Top Florida senators say they’re prepared to create a stable, predictable funding source for charter school facilities.

But the road to get there remains uncertain, even after a second Senate panel voted today to advance a measure that would require school districts to share local property tax revenue with charters.

Charter schools in Florida receive the same operational funding as traditional public schools. But when it comes to money for facilities, they rely on annual appropriations from the Legislature. That funding has stagnated even as charters continue to grow, and it’s far below what traditional public schools receive.

On Tuesday, Senate President Joe Negron told reporters that’s unacceptable.

Education funding should follow the child to whatever public school they attend, he said. And the era of funding charter school construction through annual appropriations in the state budget — primarily through the dwindling Public Education Capital Outlay — must end.

“It’s competing with other dollars that, to me, should be for universities and community colleges and schools in other areas,” he said.

Senate bill 376, approved this morning by the panel in charge of education spending, would require school districts to give charter schools a proportionate share of their local property tax revenue reserved for capital projects.

But the bill sponsor, David Simmons, R-Altamonte Springs, said the proposal might not be viable unless districts have a way to raise additional money. He’s heard from districts, like Lake County, which grew rapidly over the past two decades. They spend nearly all their construction revenue paying off bonds, and have none left to spend on new construction.

Charter schools offer these districts a way to house new students without spending local construction funds. But there’s a catch-22. If districts had to share local revenue with those charters, they might run low on money they need to pay off debts from past construction.

Spencer Pylant, representing the Pasco County school system, told the committee his district spends $4 of every $5 it raises for construction through property taxes paying down its debt. It spends the remaining revenue on building repairs, leaving nothing to share with charters.

The bill is now due for a hearing at the powerful Senate Appropriations Committee, where Simmons pledged to revive, in some form, a proposal to increase school districts’ taxing authority, which previously fell be the wayside.  Democrats who supported the measure today, including Sen. Bill Montford, D-Tallahassee, said those changes would be essential to keep their support.

Simmons said he wants to end the facilities funding “crisis” unfolding around the state, and ensure districts have revenue they needed to give charter schools a fair share.

“We’re not raising taxes, but we’re providing local governments the flexibility in dealing with these issues,” he said.

Erika Donalds, a charter school parent, Collier County School Board member and professional accountant, told the Senate panel that if school districts received additional taxing authority from the Legislature, they would almost certainly use it, whether they truly needed the money or not.

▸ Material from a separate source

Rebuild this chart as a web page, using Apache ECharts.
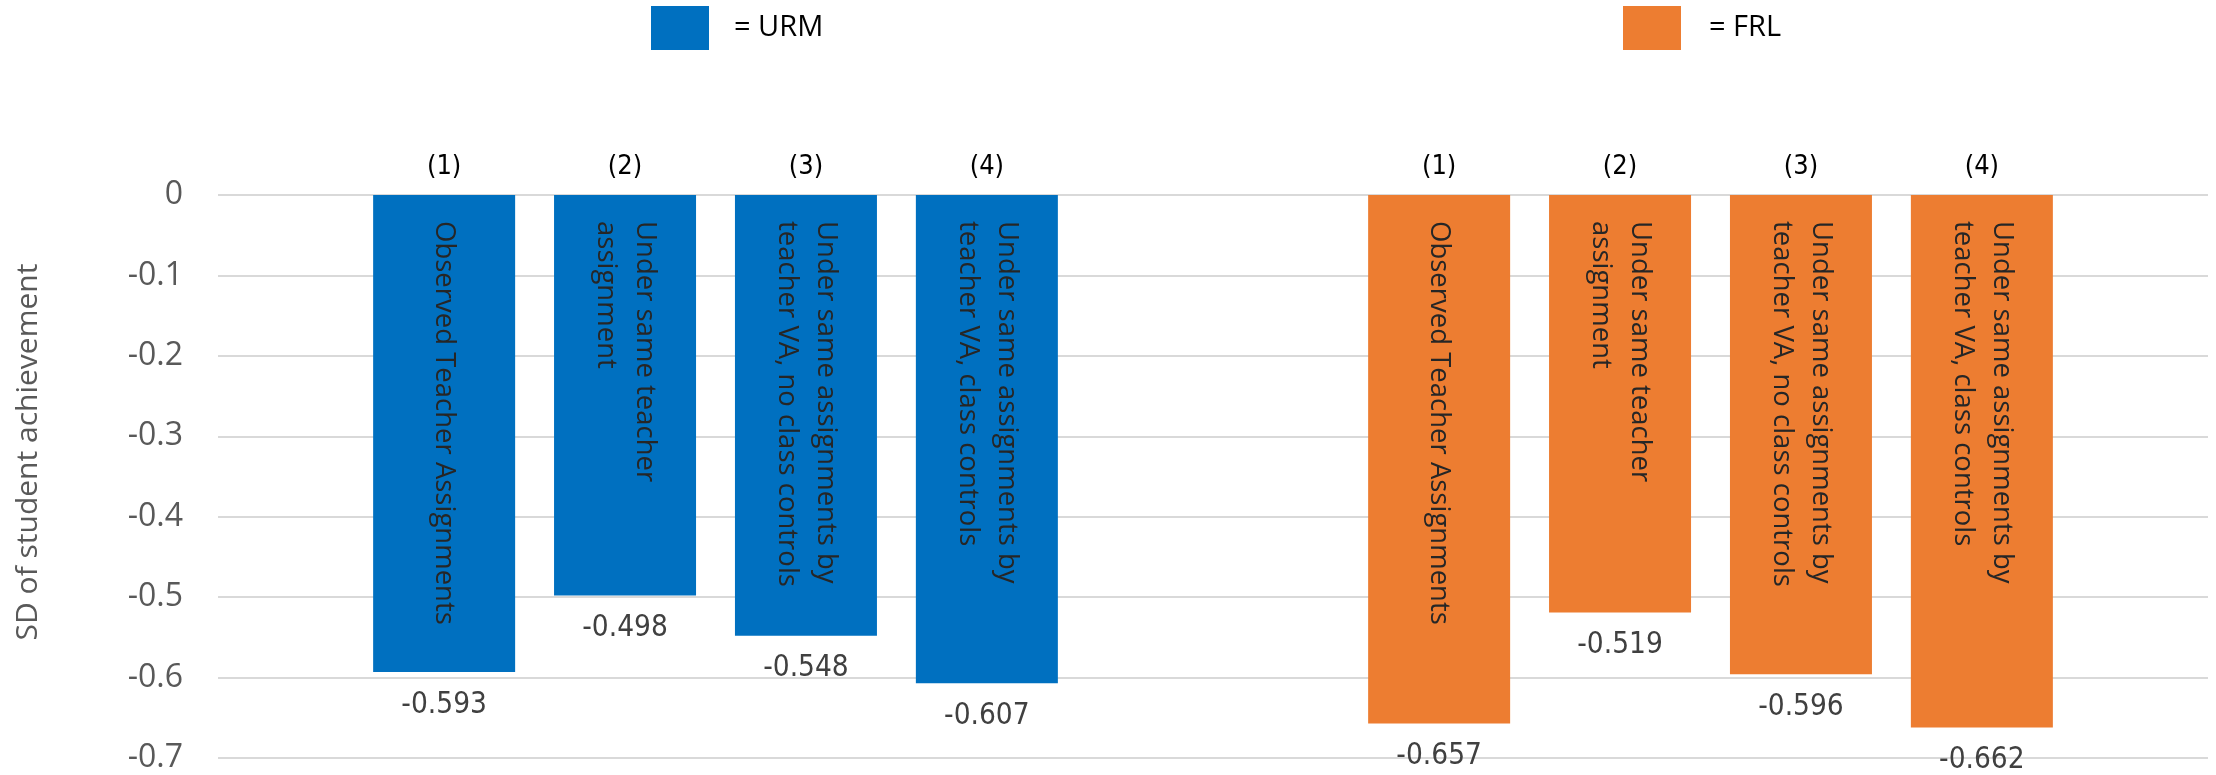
<!DOCTYPE html>
<html>
<head>
<meta charset="utf-8">
<script src="https://cdn.jsdelivr.net/npm/echarts@6/dist/echarts.min.js"></script>
<style>
  html, body { margin: 0; padding: 0; background: #fff; }
  #myEchart { width: 2216px; height: 775px; }
</style>
</head>
<body>
<div id="myEchart"></div>
<script>
  // 数据
  var cases = ['(1)', '(2)', '(3)', '(4)'];
  var scenarios = [
    'Observed Teacher Assignments',
    'Under same teacher\nassignment',
    'Under same assignments by\nteacher VA, no class controls',
    'Under same assignments by\nteacher VA, class controls'
  ];
  var urmValues = [-0.593, -0.498, -0.548, -0.607];
  var frlValues = [-0.657, -0.519, -0.596, -0.662];
  var yMin = -0.7, yMax = 0, yStep = 0.1;
  var yName = 'SD of student achievement';

  // half-width slots on the category axis, so the gap between the two groups fits
  var slotCount = 22;
  var urmStart = 2, frlStart = 13;

  var cats = [], urmData = [], frlData = [], textData = [], textIdx = {};
  for (var i = 0; i < slotCount; i++) {
    cats.push('');
    urmData.push('-');
    frlData.push('-');
    textData.push('-');
  }
  cases.forEach(function (c, k) {
    var a = urmStart + 2 * k, b = frlStart + 2 * k;
    cats[a] = c; cats[b] = c;
    urmData[a] = urmValues[k];
    frlData[b] = frlValues[k];
    textData[a] = urmValues[k]; textIdx[a] = k;
    textData[b] = frlValues[k]; textIdx[b] = k;
  });

  var myEchart = echarts.init(document.getElementById('myEchart'));

  var valueLabel = {
    show: true,
    position: 'bottom',
    distance: 18,
    fontSize: 29.5,
    fontFamily: '"Liberation Sans Narrow", "DejaVu Sans Condensed", sans-serif',
    color: '#404040',
    formatter: function (p) { return p.value.toFixed(3); }
  };

  var legendText = {
    fontSize: 29,
    fontFamily: '"Open Sans", sans-serif',
    color: '#000'
  };

  var option = {
    animation: false,
    color: ['#0070C0', '#ED7D31'],
    grid: { left: 218, right: 8, top: 195, bottom: 17 },
    legend: [
      {
        data: ['URM'], left: 651, top: 6, padding: 0, icon: 'rect',
        itemWidth: 58, itemHeight: 44, selectedMode: false,
        formatter: '= {name}',
        textStyle: Object.assign({ padding: [0, 0, 0, 20] }, legendText)
      },
      {
        data: ['FRL'], left: 1623, top: 6, padding: 0, icon: 'rect',
        itemWidth: 58, itemHeight: 44, selectedMode: false,
        formatter: '= {name}',
        textStyle: Object.assign({ padding: [0, 0, 0, 23] }, legendText)
      }
    ],
    xAxis: {
      type: 'category',
      position: 'top',
      data: cats,
      axisLine: { show: false },
      axisTick: { show: false },
      splitLine: { show: false },
      axisLabel: {
        interval: 0,
        margin: 15,
        fontSize: 27,
        fontFamily: '"Liberation Sans Narrow", "DejaVu Sans Condensed", sans-serif',
        color: '#000'
      }
    },
    yAxis: {
      type: 'value',
      min: yMin,
      max: yMax,
      interval: yStep,
      axisLine: { show: false },
      axisTick: { show: false },
      splitLine: { lineStyle: { color: '#d9d9d9', width: 2 } },
      axisLabel: {
        margin: 35,
        fontSize: 32,
        fontFamily: '"Open Sans", sans-serif',
        color: '#595959'
      }
    },
    graphic: [{
      type: 'text',
      x: 28,
      y: 452,
      rotation: Math.PI / 2,
      style: {
        text: yName,
        fontSize: 30,
        fontFamily: '"Open Sans", sans-serif',
        fill: '#595959',
        align: 'center',
        verticalAlign: 'middle'
      }
    }],
    series: [
      {
        name: 'URM', type: 'bar', data: urmData,
        barWidth: 142, barGap: '-100%',
        label: valueLabel
      },
      {
        name: 'FRL', type: 'bar', data: frlData,
        barWidth: 142, barGap: '-100%',
        label: valueLabel
      },
      {
        name: 'text', type: 'bar', data: textData,
        barWidth: 142, barGap: '-100%',
        itemStyle: { color: 'transparent' },
        silent: true,
        label: {
          show: true,
          position: 'insideTop',
          distance: 26,
          rotate: -90,
          align: 'left',
          verticalAlign: 'middle',
          fontSize: 27.5,
          lineHeight: 39,
          fontFamily: '"Open Sans", sans-serif',
          color: '#262626',
          formatter: function (p) { return scenarios[textIdx[p.dataIndex]]; }
        }
      }
    ]
  };

  myEchart.setOption(option);
</script>
</body>
</html>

Representing the Florida Coalition of School Board Members, a conservative-leaning alternative to the state’s more-established school boards association, Donalds said the state should do a study to find the true cost of school construction.

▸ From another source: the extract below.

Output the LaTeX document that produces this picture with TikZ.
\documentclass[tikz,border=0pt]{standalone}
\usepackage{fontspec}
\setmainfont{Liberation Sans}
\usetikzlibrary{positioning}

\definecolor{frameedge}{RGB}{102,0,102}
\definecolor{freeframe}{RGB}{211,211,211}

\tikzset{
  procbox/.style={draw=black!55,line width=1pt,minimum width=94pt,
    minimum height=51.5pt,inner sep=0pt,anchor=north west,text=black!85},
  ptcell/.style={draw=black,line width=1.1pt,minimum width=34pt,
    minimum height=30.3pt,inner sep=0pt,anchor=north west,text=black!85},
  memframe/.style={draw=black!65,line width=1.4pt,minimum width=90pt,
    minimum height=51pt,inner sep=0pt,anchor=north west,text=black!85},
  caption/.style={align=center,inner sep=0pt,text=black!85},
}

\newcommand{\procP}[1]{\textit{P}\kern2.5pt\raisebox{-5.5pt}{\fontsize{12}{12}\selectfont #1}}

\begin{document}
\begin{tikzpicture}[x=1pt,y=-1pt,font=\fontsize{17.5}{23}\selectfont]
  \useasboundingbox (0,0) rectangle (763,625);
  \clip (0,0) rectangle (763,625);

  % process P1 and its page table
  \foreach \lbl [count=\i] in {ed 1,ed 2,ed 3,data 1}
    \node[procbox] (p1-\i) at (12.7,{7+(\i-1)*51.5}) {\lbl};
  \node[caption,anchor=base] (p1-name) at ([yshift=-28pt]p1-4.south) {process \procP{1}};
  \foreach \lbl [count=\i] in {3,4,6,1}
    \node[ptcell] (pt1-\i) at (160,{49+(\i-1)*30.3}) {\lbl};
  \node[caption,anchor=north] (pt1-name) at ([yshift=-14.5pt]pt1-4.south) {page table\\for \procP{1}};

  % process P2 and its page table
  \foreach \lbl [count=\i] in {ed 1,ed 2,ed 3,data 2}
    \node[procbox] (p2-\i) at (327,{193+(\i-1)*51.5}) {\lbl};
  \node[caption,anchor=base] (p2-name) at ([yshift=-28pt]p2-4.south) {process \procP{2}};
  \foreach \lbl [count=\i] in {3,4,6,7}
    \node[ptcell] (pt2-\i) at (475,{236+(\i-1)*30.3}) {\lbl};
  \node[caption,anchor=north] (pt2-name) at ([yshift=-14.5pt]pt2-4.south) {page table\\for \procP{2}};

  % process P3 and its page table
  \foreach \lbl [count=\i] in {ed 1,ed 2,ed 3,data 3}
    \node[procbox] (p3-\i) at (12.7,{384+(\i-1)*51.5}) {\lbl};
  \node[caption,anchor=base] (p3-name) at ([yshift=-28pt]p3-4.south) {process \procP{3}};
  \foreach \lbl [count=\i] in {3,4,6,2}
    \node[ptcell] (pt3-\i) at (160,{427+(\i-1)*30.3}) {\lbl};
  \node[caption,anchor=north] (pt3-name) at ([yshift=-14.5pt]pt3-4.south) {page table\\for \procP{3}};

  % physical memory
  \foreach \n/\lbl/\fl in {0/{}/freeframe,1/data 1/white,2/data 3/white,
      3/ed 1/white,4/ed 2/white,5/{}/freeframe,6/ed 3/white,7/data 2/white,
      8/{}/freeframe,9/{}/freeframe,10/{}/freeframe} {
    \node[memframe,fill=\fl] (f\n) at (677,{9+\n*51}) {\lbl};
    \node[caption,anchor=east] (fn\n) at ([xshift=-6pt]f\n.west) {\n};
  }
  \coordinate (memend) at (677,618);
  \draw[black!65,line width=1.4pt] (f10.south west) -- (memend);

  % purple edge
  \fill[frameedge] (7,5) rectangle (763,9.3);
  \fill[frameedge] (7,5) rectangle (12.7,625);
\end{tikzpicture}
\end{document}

That way, she said, lawmakers can decide which districts overspend on construction, which ones face a legitimate fiscal squeeze, and how state building regulations, which are more stringent for districts than for charter schools, affect what constitutes fair funding.

Simmons is trying to thread a tough political needle. He’s trying to help cash-strapped districts, end the systemic short-changing of charters, and produce a bill that passes muster with a tax-averse House (which may turn to gambling legislation as a source of charter school funding).

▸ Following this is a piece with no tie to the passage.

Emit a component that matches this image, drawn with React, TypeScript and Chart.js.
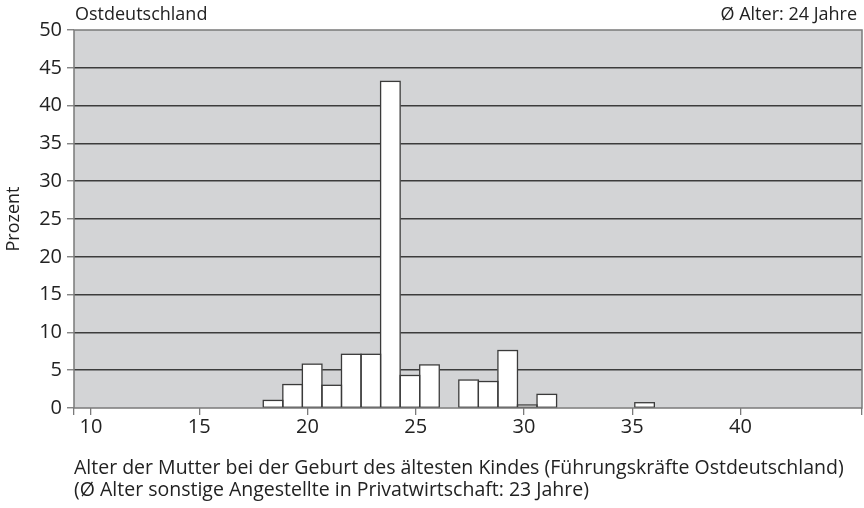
import React, { useEffect, useRef } from 'react';
import { Chart, registerables } from 'chart.js';

Chart.register(...registerables);

// Histogram bins (consecutive classes) and their shares in percent
const ages = [18, 19, 20, 21, 22, 23, 24, 25, 26, 27, 28, 29, 30, 31, 32, 33, 34, 35, 36, 37];
const percent = [1.0, 3.1, 5.8, 3.0, 7.1, 7.1, 43.2, 4.3, 5.7, 0, 3.7, 3.5, 7.6, 0.4, 1.8, 0, 0, 0, 0, 0.7];

const yTickValues = [0, 5, 10, 15, 20, 25, 30, 35, 40, 45, 50];
const xTickValues = [10, 15, 20, 25, 30, 35, 40];

const titleLeft = 'Ostdeutschland';
const titleRight = 'Ø Alter: 24 Jahre';
const yTitle = 'Prozent';
const xTitle = [
  'Alter der Mutter bei der Geburt des ältesten Kindes (Führungskräfte Ostdeutschland)',
  '(Ø Alter sonstige Angestellte in Privatwirtschaft: 23 Jahre)',
];

const FONT = 'Open Sans';
const TEXT = '#222222';
const BORDER = '#7a7a7a';
const GRID = '#3c3c3c';
const BG = '#d3d4d6';

export default function App() {
  const ref = useRef<HTMLCanvasElement | null>(null);

  useEffect(() => {
    document.body.style.margin = '0';
    const canvas = ref.current;
    if (!canvas) return;

    const bgPlugin = {
      id: 'plotBg',
      beforeDraw(chart: any) {
        const { ctx, chartArea: a } = chart;
        ctx.save();
        ctx.fillStyle = BG;
        ctx.fillRect(a.left, a.top, a.right - a.left, a.bottom - a.top);
        ctx.restore();
      },
      afterDatasetsDraw(chart: any) {
        const { ctx, chartArea: a } = chart;
        ctx.save();
        const meta = chart.getDatasetMeta(0);
        ctx.strokeStyle = '#3a3a3a';
        ctx.lineWidth = 1.3;
        meta.data.forEach((el: any, i: number) => {
          if (!percent[i]) return;
          const p = el.getProps(['x', 'y', 'base', 'width'], true);
          ctx.strokeRect(p.x - p.width / 2, p.y, p.width, p.base - p.y);
        });
        ctx.strokeStyle = BORDER;
        ctx.lineWidth = 1.5;
        ctx.strokeRect(a.left, a.top, a.right - a.left, a.bottom - a.top);
        ctx.restore();
      },
      afterDraw(chart: any) {
        const { ctx, chartArea: a } = chart;
        ctx.save();
        ctx.font = `18px "${FONT}"`;
        ctx.fillStyle = TEXT;
        ctx.textBaseline = 'middle';
        ctx.textAlign = 'left';
        ctx.fillText(titleLeft, a.left + 1, 15);
        ctx.textAlign = 'right';
        ctx.fillText(titleRight, a.right - 5, 15);
        ctx.restore();
      },
    };

    const chart = new Chart(canvas, {
      type: 'bar',
      data: {
        datasets: [
          {
            data: ages.map((a, i) => ({ x: a, y: percent[i] })),
            backgroundColor: '#ffffff',
            borderWidth: 0,
            categoryPercentage: 1,
            barPercentage: 1,
            xAxisID: 'x',
            yAxisID: 'y',
          },
        ],
      },
      options: {
        responsive: false,
        animation: false,
        events: [],
        layout: { padding: { top: 30, right: 2, left: 0, bottom: 0 } },
        plugins: { legend: { display: false }, tooltip: { enabled: false } },
        scales: {
          x: {
            type: 'linear',
            display: false,
            offset: false,
            min: 7.82,
            max: 48.12,
          },
          x2: {
            type: 'linear',
            position: 'bottom',
            offset: false,
            min: 9.215,
            max: 45.61,
            afterBuildTicks(scale: any) {
              scale.ticks = [scale.min, ...xTickValues, scale.max].map((v) => ({ value: v }));
            },
            afterFit(scale: any) {
              scale.height = 100;
            },
            ticks: {
              autoSkip: false,
              maxRotation: 0,
              padding: 0,
              color: TEXT,
              font: { family: FONT, size: 20 },
              callback: (v: any) => (xTickValues.includes(v) ? String(v) : ''),
            },
            grid: {
              offset: false,
              drawOnChartArea: false,
              drawTicks: true,
              tickLength: 7,
              color: BORDER,
              tickColor: BORDER,
              lineWidth: 1.3,
            },
            border: { display: false },
            title: {
              display: true,
              text: xTitle,
              align: 'start',
              color: TEXT,
              font: { family: FONT, size: 19.5, lineHeight: 1.13 },
              padding: { top: 0, bottom: 7 },
            },
          },
          y: {
            type: 'linear',
            min: 0,
            max: 50,
            afterBuildTicks(scale: any) {
              scale.ticks = yTickValues.map((v) => ({ value: v }));
            },
            afterFit(scale: any) {
              scale.width = 74;
            },
            ticks: {
              padding: 5,
              color: TEXT,
              font: { family: FONT, size: 20 },
            },
            grid: {
              color: (c: any) => (c.tick && (c.tick.value === 0 || c.tick.value === 50) ? 'rgba(0,0,0,0)' : GRID),
              tickColor: BORDER,
              lineWidth: 1.5,
              tickWidth: 1.3,
              tickLength: 7,
            },
            border: { display: false },
            title: {
              display: true,
              text: yTitle,
              color: TEXT,
              font: { family: FONT, size: 18 },
              padding: { top: 3, bottom: 0 },
            },
          },
        },
      },
      plugins: [bgPlugin],
    });

    return () => chart.destroy();
  }, []);

  return <canvas ref={ref} width={864} height={508} style={{ display: 'block' }} />;
}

Sen. Tom Lee, R-Brandon, had a suggestion: Simplify.

The solution, he said, might be to start paying for school buildings with the state’s main funding formula, the Florida Education Finance Program. Lawmakers could boost funding in the FEFP, rather than negotiate separate funding for school facilities, which amounts to a rounding error in a state budget that tops $80 billion a year.

That could avoid debates about local taxes and offer fair state funding to all public schools. Money in the FEFP, Lee noted, already follows students wherever they attend.

“I just think this has become too complicated,” Lee said. “I think there are simpler solutions to this.”